Most representations will present a low risk that the representation will involve the lawyer in assisting a crime or fraud. As explained by the committee, the “the initial inquiry required by Rule 1.16 will not exceed what most lawyers would otherwise undertake before deciding to accept the representation.” Id. at 6. “[I]f, having conducted a reasonable, risk-based inquiry, the lawyer determines that the representation is unlikely to involve assisting in a crime or fraud, the lawyer may undertake the representation.” Id. at 6.
However, a lawyer may have “actual knowledge” that the lawyer’s services will be used to commit or further criminal or fraudulent activity. If so, “the lawyer must decline the representation; or, if the representation is ongoing, the lawyer must ‘consult with the client regarding the limitations on the lawyer’s conduct’ and if ‘there is no misunderstanding and the client persists, the lawyer must withdraw.’” Id. at 6.
A lawyer may also learn facts during their risk-based inquiry that “indicate a high probability that a client seeks to use the lawyer’s services for criminal or fraudulent activity.” Id. at 6. If so, the lawyer’s “conscious, deliberate failure to inquire [would] amount[ ] to knowing assistance of criminal or fraudulent activity.” The Model Rules require that the lawyer inquire further or decline the representation. Id.
The Committee further explained that “[t]he lawyer need not resolve all doubts. Rather, if some doubt remains even after the lawyer has conducted a reasonable inquiry, the lawyer may proceed with the representation as long as the lawyer concludes that doing so is unlikely to involve assisting or furthering a crime or fraud.” Id. at 13.

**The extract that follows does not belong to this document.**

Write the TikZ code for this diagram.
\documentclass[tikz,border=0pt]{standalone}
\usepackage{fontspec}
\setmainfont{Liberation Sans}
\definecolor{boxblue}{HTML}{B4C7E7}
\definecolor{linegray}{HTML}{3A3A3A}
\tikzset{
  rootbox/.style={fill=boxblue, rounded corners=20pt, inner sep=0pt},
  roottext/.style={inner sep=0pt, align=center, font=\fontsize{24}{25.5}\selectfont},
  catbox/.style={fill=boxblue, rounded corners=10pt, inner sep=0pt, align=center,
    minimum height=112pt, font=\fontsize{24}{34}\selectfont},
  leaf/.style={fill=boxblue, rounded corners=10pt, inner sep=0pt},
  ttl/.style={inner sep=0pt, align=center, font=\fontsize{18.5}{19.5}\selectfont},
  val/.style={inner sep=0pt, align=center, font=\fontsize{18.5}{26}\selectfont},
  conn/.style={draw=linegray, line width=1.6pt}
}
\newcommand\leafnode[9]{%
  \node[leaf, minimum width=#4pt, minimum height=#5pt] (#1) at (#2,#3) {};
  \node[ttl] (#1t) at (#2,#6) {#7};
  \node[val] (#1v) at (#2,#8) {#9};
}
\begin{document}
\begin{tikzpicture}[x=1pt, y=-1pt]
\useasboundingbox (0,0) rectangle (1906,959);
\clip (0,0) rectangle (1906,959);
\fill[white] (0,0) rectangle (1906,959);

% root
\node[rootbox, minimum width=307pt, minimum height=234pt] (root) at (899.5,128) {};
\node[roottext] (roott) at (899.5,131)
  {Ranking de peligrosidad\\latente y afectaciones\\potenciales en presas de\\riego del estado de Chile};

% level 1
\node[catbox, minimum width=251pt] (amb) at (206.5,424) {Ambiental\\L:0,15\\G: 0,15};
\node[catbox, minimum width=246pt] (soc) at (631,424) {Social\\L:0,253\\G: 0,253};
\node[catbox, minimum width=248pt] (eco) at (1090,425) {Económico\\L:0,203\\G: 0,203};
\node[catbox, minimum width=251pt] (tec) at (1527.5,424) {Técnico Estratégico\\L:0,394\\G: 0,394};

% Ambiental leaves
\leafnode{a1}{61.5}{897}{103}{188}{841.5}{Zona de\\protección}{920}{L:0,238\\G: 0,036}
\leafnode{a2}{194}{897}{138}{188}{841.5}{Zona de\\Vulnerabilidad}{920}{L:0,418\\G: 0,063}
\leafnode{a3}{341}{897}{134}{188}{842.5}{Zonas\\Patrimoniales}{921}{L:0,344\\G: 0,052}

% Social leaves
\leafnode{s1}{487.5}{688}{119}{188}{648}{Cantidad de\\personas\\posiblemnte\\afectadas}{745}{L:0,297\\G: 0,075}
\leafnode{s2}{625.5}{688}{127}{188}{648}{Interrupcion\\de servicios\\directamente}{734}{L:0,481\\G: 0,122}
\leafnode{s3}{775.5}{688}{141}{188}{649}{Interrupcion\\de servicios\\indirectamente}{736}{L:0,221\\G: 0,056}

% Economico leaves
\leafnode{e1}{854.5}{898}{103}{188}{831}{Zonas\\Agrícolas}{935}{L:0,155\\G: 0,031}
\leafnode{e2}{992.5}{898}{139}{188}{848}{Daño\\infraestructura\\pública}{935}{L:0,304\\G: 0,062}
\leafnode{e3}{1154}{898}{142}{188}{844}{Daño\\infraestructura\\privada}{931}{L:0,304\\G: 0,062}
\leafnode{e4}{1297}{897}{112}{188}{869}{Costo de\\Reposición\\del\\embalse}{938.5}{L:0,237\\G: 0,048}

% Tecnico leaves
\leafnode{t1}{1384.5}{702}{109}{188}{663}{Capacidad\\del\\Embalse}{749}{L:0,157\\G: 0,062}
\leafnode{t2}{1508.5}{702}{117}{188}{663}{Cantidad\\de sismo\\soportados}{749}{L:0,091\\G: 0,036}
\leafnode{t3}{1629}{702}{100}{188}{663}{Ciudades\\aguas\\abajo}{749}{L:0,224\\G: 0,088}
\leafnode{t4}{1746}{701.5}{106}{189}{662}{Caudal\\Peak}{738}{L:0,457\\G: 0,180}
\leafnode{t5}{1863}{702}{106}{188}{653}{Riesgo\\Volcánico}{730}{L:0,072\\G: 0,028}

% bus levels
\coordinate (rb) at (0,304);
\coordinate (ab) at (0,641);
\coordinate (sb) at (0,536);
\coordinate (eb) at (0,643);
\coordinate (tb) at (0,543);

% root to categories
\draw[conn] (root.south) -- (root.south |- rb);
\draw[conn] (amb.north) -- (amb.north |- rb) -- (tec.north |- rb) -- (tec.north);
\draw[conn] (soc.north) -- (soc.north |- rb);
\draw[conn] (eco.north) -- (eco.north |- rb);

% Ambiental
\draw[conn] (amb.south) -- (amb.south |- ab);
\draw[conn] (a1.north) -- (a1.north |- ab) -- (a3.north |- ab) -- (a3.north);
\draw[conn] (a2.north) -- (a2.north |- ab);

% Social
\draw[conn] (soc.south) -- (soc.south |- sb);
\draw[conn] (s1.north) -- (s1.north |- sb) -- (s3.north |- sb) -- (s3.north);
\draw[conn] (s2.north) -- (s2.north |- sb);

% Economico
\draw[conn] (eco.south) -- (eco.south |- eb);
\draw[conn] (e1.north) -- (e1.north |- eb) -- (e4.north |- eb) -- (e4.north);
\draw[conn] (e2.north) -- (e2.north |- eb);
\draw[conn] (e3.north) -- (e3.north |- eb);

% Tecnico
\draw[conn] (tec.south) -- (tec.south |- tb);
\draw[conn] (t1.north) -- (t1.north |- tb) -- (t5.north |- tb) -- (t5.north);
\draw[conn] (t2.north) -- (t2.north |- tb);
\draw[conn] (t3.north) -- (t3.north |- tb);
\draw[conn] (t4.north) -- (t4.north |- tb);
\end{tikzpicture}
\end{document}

The risk-based inquiry must be reasonable. As explained by the committee, the “obligation [is] to conduct a reasonable risk-based inquiry, not a perfunctory one and not one that involves a dragnet-style operation to uncover every fact about every client.” Id. at 7. The lawyer’s obligation to inquire into and assess continues throughout the course of the representation. Id. at 7. The opinion then provides a hypothetical to illustrate these principles and their application.